The Wiley brothers' donations to Bush campaigns have been even more damaging. Those donations helped Bush take massive state lottery, pension, library, and other multimillion dollar funds & put them into private, autocratic, kleptocratic management hands.
But all that is easily topped by Harry Reid & Nancy Pelosi, who - with all the evidence that 8 years of Bush-GOP tax-cuts have WRECKED the US Economy - not only do ___NOTHING___ to CONFRONT that budget-busting treasury larceny, but have ADDED TO IT, handing (how much?) one, two, THREE TRILLION DOLLARS of "BAILOUT" funds over to former Goldman-Sachs Chairman Hank Paulson's tender mercies,
Emperor Paulson handing those funds to his friends in secret fashion, & Pelosi & Reid can't even haul the #$%*!! Treasury Secretary in to Congress to ask him why, out of all those billions of taxpayer dollars, he can't find a lousy $15 billion to rescue the auto companies & Detroit!
__"Blagojevich’s alleged crimes pale next to the larger scandals of Washington and Wall Street. Yet those who promoted and condoned the twin national catastrophes of reckless war in Iraq and reckless gambling in our markets have largely escaped the accountability that now seems to await the Chicago punk nabbed by the United States attorney, Patrick Fitzgerald."__
http://www.nytimes.com/2008/12/14/opinion/14rich.html
The end justifies the means.
So what's a little collateral damage.
No cost too little for a pay back.
Sounds lke good solid reasons. Yuck, your all a bit sick.
I am hoping that all the cockroaches all over the country are going to have their nests stirred up. And then the can of Raid shows up!

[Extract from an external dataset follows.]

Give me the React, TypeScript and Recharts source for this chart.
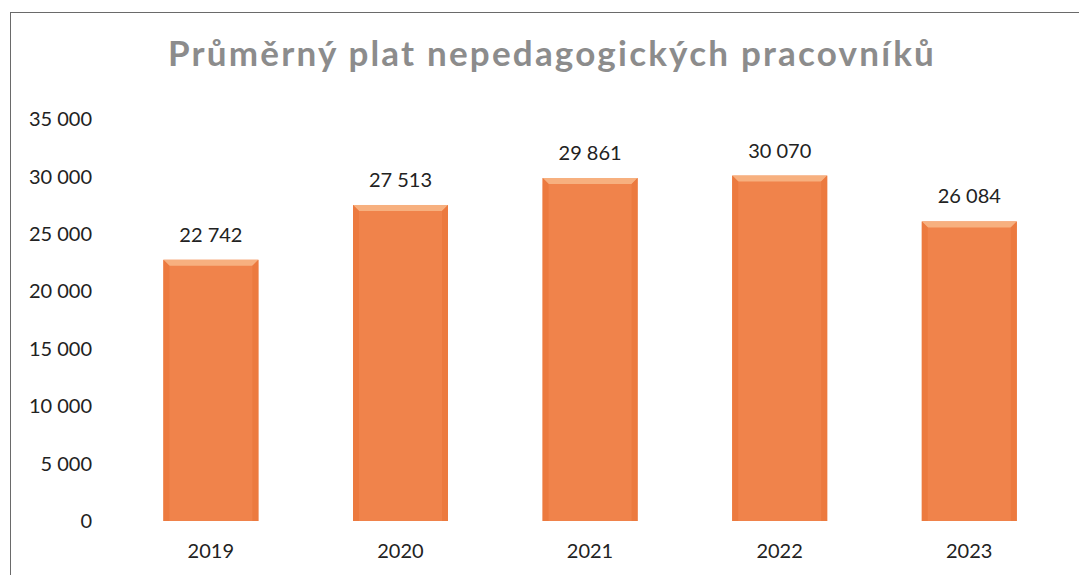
import { BarChart, Bar, XAxis, YAxis, LabelList } from "recharts";

const years = ["2019", "2020", "2021", "2022", "2023"];
const salaries = [22742, 27513, 29861, 30070, 26084];
const yTicks = [0, 5000, 10000, 15000, 20000, 25000, 30000, 35000];

const data = years.map((year, i) => ({ year, value: salaries[i] }));

const FONT = "Lato, 'Open Sans', sans-serif";

// thousands with a space, like the Czech original
const fmt = (v: number) => String(v).replace(/\B(?=(\d{3})+(?!\d))/g, " ");

interface ShapeProps {
  x?: number;
  y?: number;
  width?: number;
  height?: number;
}

// orange bar with a small bevel on the top edge
const BevelBar = ({ x = 0, y = 0, width = 0, height = 0 }: ShapeProps) => {
  const b = 6;
  return (
    <g>
      <rect x={x} y={y} width={width} height={height} fill="#F0834B" />
      <polygon
        points={`${x},${y} ${x + width},${y} ${x + width - b},${y + b} ${x + b},${y + b}`}
        fill="#F7B07F"
      />
      <polygon
        points={`${x},${y} ${x + b},${y + b} ${x + b},${y + height} ${x},${y + height}`}
        fill="#EC7A3F"
      />
      <polygon
        points={`${x + width},${y} ${x + width - b},${y + b} ${x + width - b},${y + height} ${x + width},${y + height}`}
        fill="#EC7A3F"
      />
    </g>
  );
};

export default function App() {
  return (
    <div
      style={{
        position: "absolute",
        left: 0,
        top: 0,
        width: 1079,
        height: 575,
        background: "#fff",
        overflow: "hidden",
      }}
    >
      <div
        style={{
          position: "absolute",
          left: 10,
          top: 12,
          width: 1075,
          height: 575,
          border: "1.5px solid #6a6a6a",
        }}
      />
      <div
        style={{
          position: "absolute",
          left: 0,
          top: 31,
          width: 1104,
          textAlign: "center",
          fontFamily: FONT,
          fontWeight: 700,
          fontSize: 35,
          letterSpacing: 2.2,
          color: "#8c8c8c",
        }}
      >
        Průměrný plat nepedagogických pracovníků
      </div>
      <div style={{ position: "absolute", left: 0, top: 0 }}>
        <BarChart
          width={1079}
          height={575}
          data={data}
          margin={{ top: 119, right: 15, bottom: 0, left: 0 }}
          barCategoryGap="25%"
        >
          <XAxis
            dataKey="year"
            axisLine={false}
            tickLine={false}
            height={54}
            tickMargin={17}
            tick={{ fontFamily: FONT, fontSize: 20, fill: "#222" }}
          />
          <YAxis
            width={116}
            domain={[0, 35000]}
            ticks={yTicks}
            tickFormatter={fmt}
            axisLine={false}
            tickLine={false}
            tickMargin={18}
            tick={{ fontFamily: FONT, fontSize: 20, fill: "#222" }}
          />
          <Bar dataKey="value" shape={<BevelBar />} isAnimationActive={false}>
            <LabelList
              dataKey="value"
              position="top"
              offset={18}
              formatter={(v: number) => fmt(v)}
              style={{ fontFamily: FONT, fontSize: 20, fill: "#222" }}
            />
          </Bar>
        </BarChart>
      </div>
    </div>
  );
}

Focusing on the Senate seat charge (clearly the charge behind the attempts to remove him), on what basis can a court find him unfit now? As far as we know, although there is evidence that Blogojevich wanted to sell the seat, there's no evidence (yet) that he actually tried to. He may be on the hook for conspiracy, based on the conversations he had with his own staff, but does that make him unfit? Besides, the Illinois law which allows a court to unseat a governor was intended to deal with situations of physical or mental incapacity. Who's going to testify that Blogojevich is nuts? No psychiatrist has examined him. Anyway, if what Blogojevich said he wanted to do was crazy, then half the country belongs in asylums.
Impeachment? On what evidence? Same problem.

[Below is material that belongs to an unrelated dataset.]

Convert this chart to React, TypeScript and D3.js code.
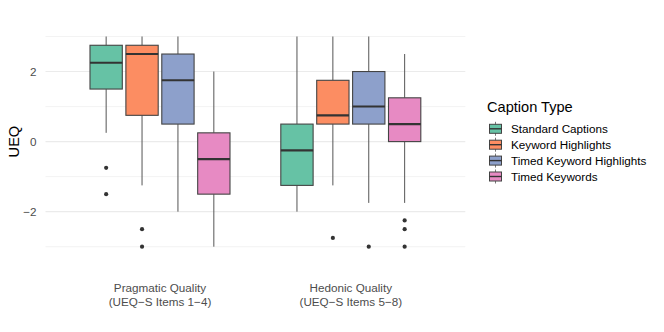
import React from "react";
import * as d3 from "d3";

// categories
const groups = ["Pragmatic", "Hedonic"];
const groupLabels = [
  ["Pragmatic Quality", "(UEQ\u2212S Items 1\u22124)"],
  ["Hedonic Quality", "(UEQ\u2212S Items 5\u22128)"],
];
const captionTypes = [
  "Standard Captions",
  "Keyword Highlights",
  "Timed Keyword Highlights",
  "Timed Keywords",
];
const palette = ["#66C2A5", "#FC8D62", "#8DA0CB", "#E78AC3"];

// five-number summaries [low whisker, q1, median, q3, high whisker], per group
const standardCaptions = [
  [0.25, 1.5, 2.25, 2.75, 3],
  [-2, -1.25, -0.25, 0.5, 3],
];
const keywordHighlights = [
  [-1.25, 0.75, 2.5, 2.75, 3],
  [-1.25, 0.5, 0.75, 1.75, 3],
];
const timedKeywordHighlights = [
  [-2, 0.5, 1.75, 2.5, 3],
  [-1.75, 0.5, 1, 2, 3],
];
const timedKeywords = [
  [-3, -1.5, -0.5, 0.25, 2],
  [-1.75, 0, 0.5, 1.25, 2.5],
];
const summaries = [standardCaptions, keywordHighlights, timedKeywordHighlights, timedKeywords];

// outliers per group
const standardOutliers = [[-0.75, -1.5], []];
const keywordOutliers = [[-2.5, -3], [-2.75]];
const timedHighlightOutliers = [[], [-3]];
const timedKeywordOutliers = [[], [-2.25, -2.5, -3]];
const outliers = [standardOutliers, keywordOutliers, timedHighlightOutliers, timedKeywordOutliers];

const yTicks = [-2, 0, 2];
const yMinor = [-3, -1, 1, 3];

const W = 664;
const H = 332;
const font = "'Liberation Sans', Arial, Helvetica, sans-serif";

export default function App() {
  const panel = { left: 45.5, right: 465.3, top: 26, bottom: 257.2 };

  const x = d3
    .scalePoint<string>()
    .domain(groups)
    .range([panel.left, panel.right])
    .padding(0.6);
  const inner = d3
    .scaleBand<string>()
    .domain(captionTypes)
    .range([-70, 70])
    .paddingInner(0.1);
  const y = d3.scaleLinear().domain([-3.3, 3.3]).range([panel.bottom, panel.top]);

  const bw = inner.bandwidth();

  return (
    <svg
      width={W}
      height={H}
      style={{ position: "absolute", left: 0, top: 0, background: "#fff" }}
      fontFamily={font}
    >
      {/* grid */}
      {yMinor.map((t) => (
        <line
          key={"mi" + t}
          x1={panel.left}
          x2={panel.right}
          y1={y(t)}
          y2={y(t)}
          stroke="#EBEBEB"
          strokeWidth={0.6}
        />
      ))}
      {yTicks.map((t) => (
        <line
          key={"ma" + t}
          x1={panel.left}
          x2={panel.right}
          y1={y(t)}
          y2={y(t)}
          stroke="#EBEBEB"
          strokeWidth={1.1}
        />
      ))}

      {/* boxes */}
      {groups.map((g, gi) =>
        captionTypes.map((c, ci) => {
          const [lo, q1, med, q3, hi] = summaries[ci][gi];
          const x0 = (x(g) as number) + (inner(c) as number);
          const cx = x0 + bw / 2;
          return (
            <g key={g + c}>
              <line x1={cx} x2={cx} y1={y(hi)} y2={y(q3)} stroke="#555" strokeWidth={1} />
              <line x1={cx} x2={cx} y1={y(q1)} y2={y(lo)} stroke="#555" strokeWidth={1} />
              <rect
                x={x0}
                y={y(q3)}
                width={bw}
                height={y(q1) - y(q3)}
                fill={palette[ci]}
                stroke="#444"
                strokeWidth={1.1}
              />
              <line x1={x0} x2={x0 + bw} y1={y(med)} y2={y(med)} stroke="#333" strokeWidth={2.1} />
              {outliers[ci][gi].map((o, oi) => (
                <circle key={oi} cx={cx} cy={y(o)} r={2.1} fill="#333" />
              ))}
            </g>
          );
        })
      )}

      {/* y axis */}
      {yTicks.map((t) => (
        <text
          key={"yt" + t}
          x={36.5}
          y={y(t)}
          dy="0.35em"
          textAnchor="end"
          fontSize={11.7}
          fill="#4D4D4D"
        >
          {t < 0 ? "\u2212" + Math.abs(t) : t}
        </text>
      ))}
      <text
        transform={`translate(18.5,${(panel.top + panel.bottom) / 2}) rotate(-90)`}
        textAnchor="middle"
        fontSize={14.6}
        fill="#000"
      >
        UEQ
      </text>

      {/* x axis */}
      {groups.map((g, gi) => (
        <text key={"xl" + g} textAnchor="middle" fontSize={11.7} fill="#4D4D4D">
          <tspan x={x(g)} y={292.2}>
            {groupLabels[gi][0]}
          </tspan>
          <tspan x={x(g)} y={305.8}>
            {groupLabels[gi][1]}
          </tspan>
        </text>
      ))}

      {/* legend */}
      <text x={487} y={111.5} fontSize={14.6} fill="#000">
        Caption Type
      </text>
      {captionTypes.map((c, ci) => {
        const cy = 128.8 + ci * 15.9;
        const kx = 489.5;
        const kw = 12;
        return (
          <g key={"lg" + c}>
            <line x1={kx + kw / 2} x2={kx + kw / 2} y1={cy - 7} y2={cy + 7} stroke="#555" strokeWidth={0.8} />
            <rect x={kx} y={cy - 4.5} width={kw} height={9} fill={palette[ci]} stroke="#444" strokeWidth={1} />
            <line x1={kx} x2={kx + kw} y1={cy} y2={cy} stroke="#333" strokeWidth={1.4} />
            <text x={511} y={cy} dy="0.35em" fontSize={11.7} fill="#000">
              {c}
            </text>
          </g>
        );
      })}
    </svg>
  );
}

At this point, I see no legal basis to convict, remove or impeach him.
Democrats want him out of there so Obama gets a clean start. But dealing rationally with the situation would be helpful. All this talk only makes things worse.
Speaking of talk, what is Fitzgerald doing characterizing what Blagojevich did in press conferences, without even using the word "alleged"? Fitzgerald has violated court rules, and probably made it harder for Blagojevich to get a fair trial - which may mean he never does get tried. Why did Fitzpatrick do that? What are his motives?
There's a lot more to this thing than meets the eye.
Blago was talking big, but, while the way he was talking may seem odd to the average human, what he meant was that he expected people to scratch his back if they expected him to scratch theirs. If that's illegal then the entire American political system is indictable.
When he talked money, he was talking campaign contributions. It's not illegal to ask a political ally to raise money for you in return for a favor. Again, the whole system goes up in flames if that's not allowed.
Finally, when he talked jobs, he was (arguably) lining up employment after he left office. Unseemly, but not illegal. There was no explicit deal-making going on to point anyone toward an indictable offense.
What Fitzgerald did at the press conference is inexcusable. I think he just got over-excited and started running his mouth. It's clear that he was out of his professional comfort zone and a little unsure of how to act. Still, he may very well have damaged his case.